Hop Schedule – Like most IPAs, this is where the fun when designing your Black IPA recipe begins. Hops are showcased in this style. American, Australian, and New Zealand hops are the recommended varieties to use. IBUs are typically over 50. For bittering hops, at 60 minutes 1 ounce of either Magnum, Summit, Centennial, or Simcoe will do the trick. After your bittering hops, you can get as creative with your hop variety and schedule as you like, we prefer 1oz additions at 10 minutes, 5 minutes, and a flame-out. Varieties you can choose from are typically Galaxy, Mosaic, Citra, Amarillo, Nelson Sauvin, Columbus, Cascade, Centennial
Dry hopping, although not required, is quite common with these recipes. Anywhere from 1 – 4 ounces are typical. Many recipes will call for two dry hop additions, one after active fermentation is completed (3-4 days) and then another 3 days later.
Yeast Strain – High attenuating American yeast strains are typically used in these recipes. Wyeast, White Labs, and Imperial Yeast have good liquid yeast options, while Safale US-05 is an excellent choice for dry yeast.
Black IPA Recipe
Batch Size: 5 gallons
9lbs Maris Otter
1lb Crystal 20L
1lb Carafa II
1lb Flaked Barley
5oz Midnight Wheat
1oz Simcoe (60 min)
1 oz Citra (10 min)
1 oz Centennial (5 min)
1 oz Citra (flame out)
1 oz Centennial (dry hop at day 3 – 4)
1 oz Citra (dry hop at day 3 – 4)
Fermentis – Safale – American Ale Yeast US-05
Mash at 150℉ for 60 minutes, Mash out at 170℉, and sparge at the same temperature. Boil for 60 minutes and add hops as per the schedule. Chill wort, transfer to the fermenter, and pitch the yeast.
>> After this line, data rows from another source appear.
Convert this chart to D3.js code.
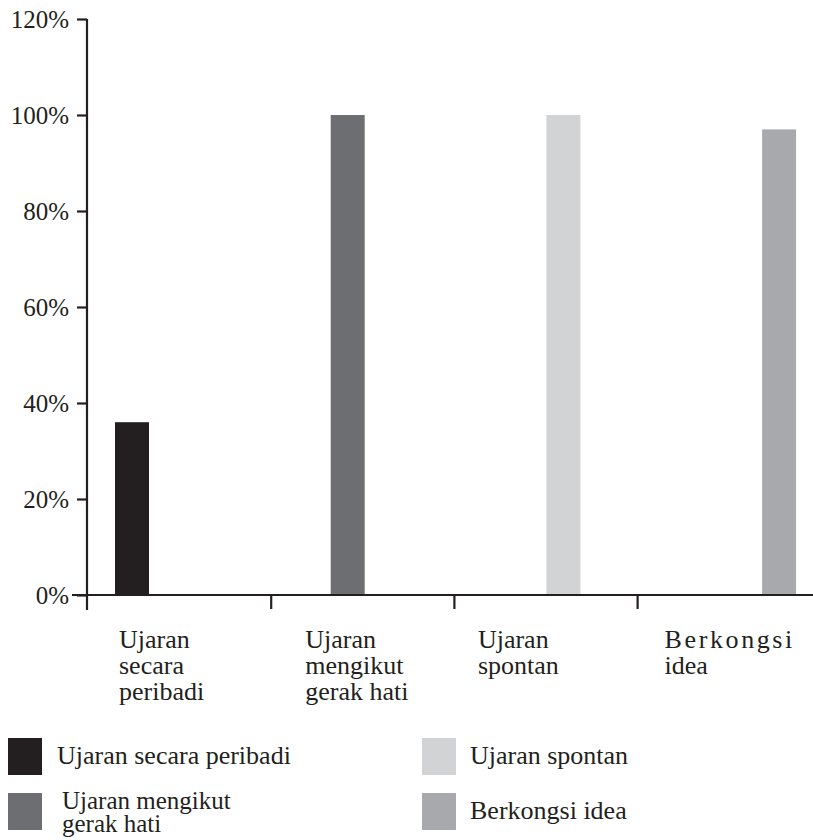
<!DOCTYPE html>
<html>
<head>
<meta charset="utf-8">
<script src="https://cdn.jsdelivr.net/npm/d3@7"></script>
<style>
  html, body { margin: 0; padding: 0; background: #ffffff; }
  svg { display: block; }
  text { font-family: "Liberation Serif", "Tinos", "Times New Roman", Times, "DejaVu Serif", serif; fill: #231f20; }
</style>
</head>
<body>
<svg id="chart" width="813" height="840"></svg>
<script>
// ---- data ----
const categories = ["Ujaran secara peribadi", "Ujaran mengikut gerak hati", "Ujaran spontan", "Berkongsi idea"];
const categoryLabelLines = [["Ujaran", "secara", "peribadi"], ["Ujaran", "mengikut", "gerak hati"], ["Ujaran", "spontan"], ["Berkongsi", "idea"]];
const seriesNames = ["Ujaran secara peribadi", "Ujaran mengikut gerak hati", "Ujaran spontan", "Berkongsi idea"];
const legendLabelLines = [["Ujaran secara peribadi"], ["Ujaran mengikut", "gerak hati"], ["Ujaran spontan"], ["Berkongsi idea"]];
const seriesPeribadi = [36, 0, 0, 0];
const seriesMengikut = [0, 100, 0, 0];
const seriesSpontan = [0, 0, 100, 0];
const seriesBerkongsi = [0, 0, 0, 97];
const yTicks = [0, 20, 40, 60, 80, 100, 120];
const seriesColors = ["#231f20", "#6d6e71", "#d1d3d4", "#a7a9ac"];

const seriesValues = [seriesPeribadi, seriesMengikut, seriesSpontan, seriesBerkongsi];

// ---- layout ----
const FONT = '"Liberation Serif", "Tinos", "Times New Roman", Times, "DejaVu Serif", serif';
const svg = d3.select("#chart");
const ink = "#231f20";
const axisX = 87;
const x = d3.scaleBand().domain(categories).range([axisX, axisX + 4 * 183.2]).padding(0);
const xs = d3.scaleBand().domain(seriesNames).range([28, 158]).padding(0);
const barW = 34;
const y = d3.scaleLinear().domain([0, 120]).range([595, 19]);

// bars
const barData = [];
seriesValues.forEach((vals, si) => {
  vals.forEach((v, ci) => {
    if (v > 0) barData.push({ s: seriesNames[si], c: categories[ci], v: v, color: seriesColors[si] });
  });
});
svg.append("g").selectAll("rect").data(barData).join("rect")
  .attr("x", d => x(d.c) + xs(d.s))
  .attr("y", d => y(d.v))
  .attr("width", barW)
  .attr("height", d => y(0) - y(d.v))
  .attr("fill", d => d.color);

// y axis
const yAxis = d3.axisLeft(y).tickValues(yTicks).tickFormat(d => d + "%").tickSize(10).tickPadding(8);
const gy = svg.append("g").attr("transform", `translate(${axisX},0)`).call(yAxis)
  .attr("font-family", FONT);
gy.select(".domain").remove();
gy.selectAll(".tick line").attr("stroke", ink).attr("stroke-width", 2.2);
gy.selectAll(".tick text").attr("font-size", 25).style("font-size", "25px").attr("dy", "0.34em")
  .style("font-family", FONT).attr("fill", ink);
// y axis line (extends below zero)
svg.append("line").attr("x1", axisX).attr("x2", axisX).attr("y1", y(120)).attr("y2", 610)
  .attr("stroke", ink).attr("stroke-width", 2.2);

// x axis line
svg.append("line").attr("x1", 72).attr("x2", 813).attr("y1", y(0)).attr("y2", y(0))
  .attr("stroke", ink).attr("stroke-width", 2.2);

// x category boundary ticks
const bounds = categories.map(c => x(c)).concat([x(categories[3]) + x.bandwidth()]).slice(1);
svg.append("g").selectAll("line").data(bounds).join("line")
  .attr("x1", d => d + 1).attr("x2", d => d + 1)
  .attr("y1", y(0)).attr("y2", 609)
  .attr("stroke", ink).attr("stroke-width", 2.2);

// category labels (one text per line)
const labelDx = [32, 35, 24.5, 28];
const labelG = svg.append("g");
categories.forEach((c, i) => {
  categoryLabelLines[i].forEach((ln, k) => {
    labelG.append("text")
      .attr("x", x(c) + labelDx[i])
      .attr("y", 648 + k * 26)
      .style("font-family", FONT)
      .style("font-size", "26px")
      .style("letter-spacing", (i === 3 && k === 0) ? "2.6px" : "0px")
      .text(ln);
  });
});

// legend
const legPos = [
  { sx: 8, sy: 738, tx: 57 },
  { sx: 8, sy: 793, tx: 62 },
  { sx: 422, sy: 738, tx: 470 },
  { sx: 422, sy: 793, tx: 470 }
];
const leg = svg.append("g");
seriesNames.forEach((s, i) => {
  const p = legPos[i];
  leg.append("rect").attr("x", p.sx).attr("y", p.sy).attr("width", 34).attr("height", 37)
    .attr("fill", seriesColors[i]);
  const lines = legendLabelLines[i];
  if (lines.length === 1) {
    leg.append("text").style("font-family", FONT).style("font-size", "26px")
      .attr("x", p.tx).attr("y", p.sy + 26).text(lines[0]);
  } else {
    lines.forEach((ln, k) => {
      leg.append("text").style("font-family", FONT).style("font-size", "25px")
        .attr("x", p.tx).attr("y", p.sy + 16 + k * 23).text(ln);
    });
  }
});
</script>
</body>
</html>
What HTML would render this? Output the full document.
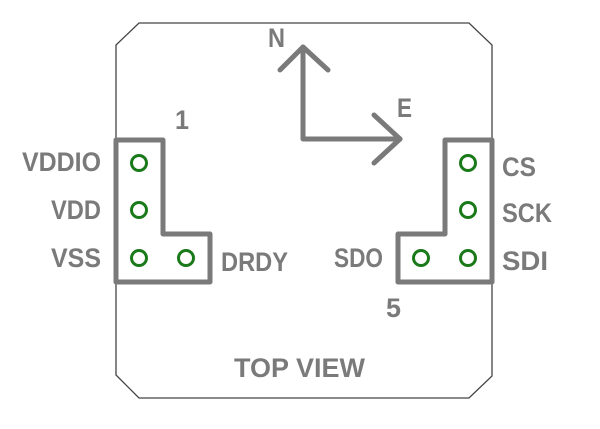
<!DOCTYPE html>
<html><head><meta charset="utf-8"><style>
html,body{margin:0;padding:0;background:#fff;}
svg{display:block;}
text{font-family:"Liberation Sans",sans-serif;font-weight:bold;fill:#7a7a7a;font-size:27px;}
</style></head><body>
<svg width="600" height="429" viewBox="0 0 600 429" xmlns="http://www.w3.org/2000/svg">
<polygon points="139,23 469,23 492,45 492,376 469,398 139,398 116,375 116,45" fill="none" stroke="#444" stroke-width="1.3"/>
<g fill="none" stroke="#7a7a7a" stroke-width="5" stroke-linecap="round" stroke-linejoin="round">
<polygon points="116,140 163,140 163,234 210,234 210,282 116,282"/>
<polygon points="445,140 492,140 492,282 398,282 398,234 445,234"/>
<polyline points="303,47 303,139 400,139"/>
<polyline points="280,70 303,47 328,70"/>
<polyline points="374,115 400,139 374,163"/>
</g>
<g fill="none" stroke="#1a7a1a" stroke-width="3">
<circle cx="139" cy="163" r="7.5"/><circle cx="139" cy="210" r="7.5"/><circle cx="139" cy="258" r="7.5"/><circle cx="186" cy="258" r="7.5"/>
<circle cx="468" cy="163" r="7.5"/><circle cx="468" cy="210" r="7.5"/><circle cx="468" cy="258" r="7.5"/><circle cx="421" cy="258" r="7.5"/>
</g>
<text x="22" y="171" textLength="79" lengthAdjust="spacingAndGlyphs">VDDIO</text>
<text x="51" y="219" textLength="50" lengthAdjust="spacingAndGlyphs">VDD</text>
<text x="51" y="267" textLength="50" lengthAdjust="spacingAndGlyphs">VSS</text>
<text x="221" y="271" textLength="67" lengthAdjust="spacingAndGlyphs">DRDY</text>
<text x="502" y="176" textLength="34" lengthAdjust="spacingAndGlyphs">CS</text>
<text x="502" y="222" textLength="50" lengthAdjust="spacingAndGlyphs">SCK</text>
<text x="502" y="270" textLength="46" lengthAdjust="spacingAndGlyphs">SDI</text>
<text x="334" y="267" textLength="49" lengthAdjust="spacingAndGlyphs">SDO</text>
<text x="175" y="129" textLength="14" lengthAdjust="spacingAndGlyphs">1</text>
<text x="386" y="317" textLength="15" lengthAdjust="spacingAndGlyphs">5</text>
<text x="268" y="47" textLength="17" lengthAdjust="spacingAndGlyphs">N</text>
<text x="397" y="117" textLength="15" lengthAdjust="spacingAndGlyphs">E</text>
<text x="234" y="377" textLength="131" lengthAdjust="spacingAndGlyphs">TOP VIEW</text>
</svg>
</body></html>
Add dry hops on day 3 or 4. Leave in the fermenter for at least 10 days. Cold crash if you prefer a clearer beer. Package in keg or bottles.
This Black IPA recipe is definitely hop centered, for a more toned-down version do not add the dry hops. Although not recognized as an official beer style as of yet by the BJCP it is growing in popularity and after one sip of this recipe, you will see why.